Itäminen / Enkeli
Itäminen / Germination, 2009
Part of the Taiteen tiet site-specific summer installation along Hiidentie, from Salo to Rekijoki, Finland.
This project had a number of parts, but the chief public performance involved two mailboxes installed at either end of the 25km Hiidentie route between Salo and Rekijoki. In each was paper and pencils, and a request for thoughts, drawings, or objects to be used as inspiration. Twice, during the summer, I returned to the mailboxes to find something interesting. I then planted this idea by the side of the road, marking it with a conventional garden marker.
A few weeks later, I returned to exactly where the “seed” had been planted to do a performance.

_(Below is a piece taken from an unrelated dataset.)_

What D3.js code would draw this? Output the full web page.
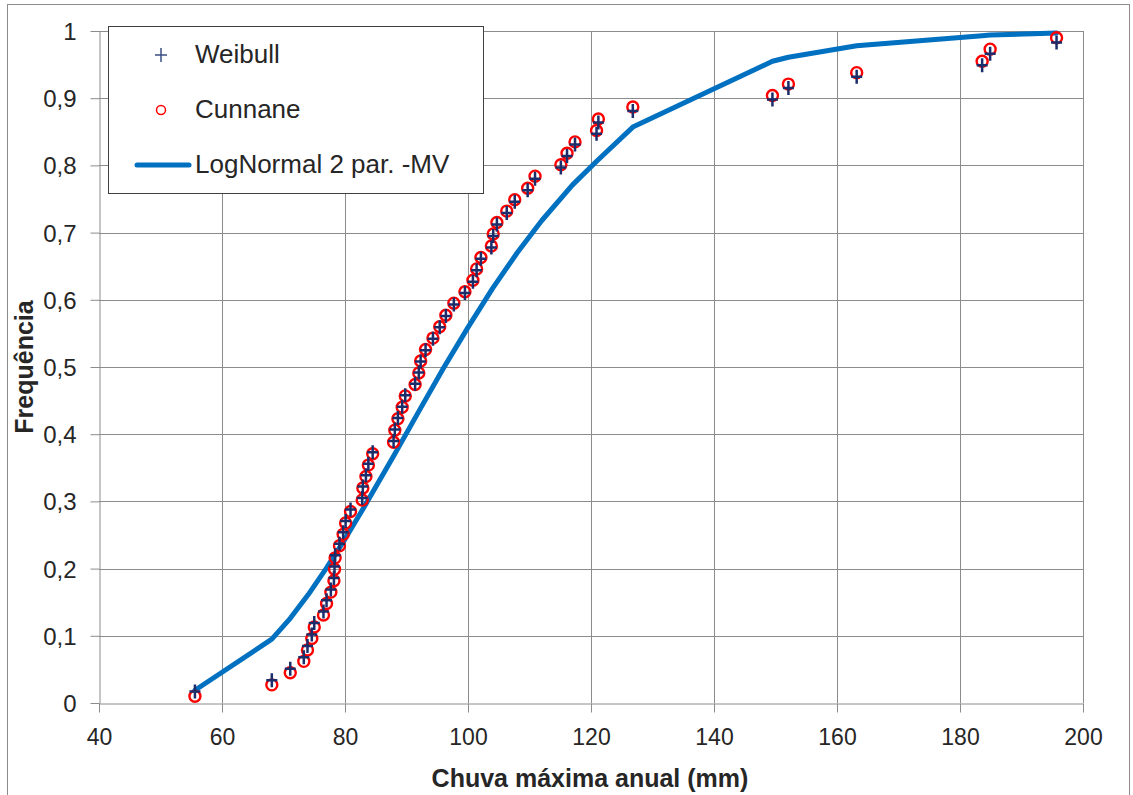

Of all the sites along Hiidentie, none caught my attention as much as the road itself. Elegantly shaped, a mix of dirt path in places to paved street with houses, and a fairly convenient 25 kilometres long, it presented an appealing mix of space and time. To prepare for the piece I mostly cycled, ran, and walked the entire road a number of times. I got to know the best hills, the old dead tree, the bit that reminds me of English countryside, the old church, the long straight farm road. On the opening day, I also cycled and ran the length of the road.
“Enkeli”, was inspired by a postcard. I covered myself entirely in white makeup and clothing, including hair, and did a living statue performance on a Sunday morning by the side of the road for a few hours. I had intended to only do this statue; however, when I was travelling by bicycle back to the school where we were staying, the response from other motorists was so positive that I decided to explore a bit more in the costume. Most memorably, I went to the graveyard, where a couple of families even asked for me to pose by a gravestone of a loved one so they could take a photo. This kind of a performance, familiar in touristic places and big cities, transferred warmly to a small town. (Later, I repeated the Enkeli in Helsinki and was surprised that people tried to give me money, take my photograph without asking, or move me along from standing near Stockmann’s property. In Hiidentie it was nice to play a statue; in Helsinki I had to keep moving and doing things in order to avoid being treated like a statue.)
The performances weren’t announced; people could only come by them by chance. At the time the smallness and fleeting quality appealed to me. The process, traveling the road over and over and learning it, learning the time it takes to go through each part, was made more important than the outcome. I suppose once in a while it is useful to have that kind of a luxury in work. However, although I thought this process was going to be the take-away research from the piece, it ended up being the Enkeli piece that offered the most. Enkeli worked because it was popular and pleasing; it’s hard to feel bad with an angel nearby, just sitting on a park bench. While in Helsinki most tourists wanted to get photos with me and then move on, and assumed I was doing this for money, in Hiidentie the context allowed for more breathing room.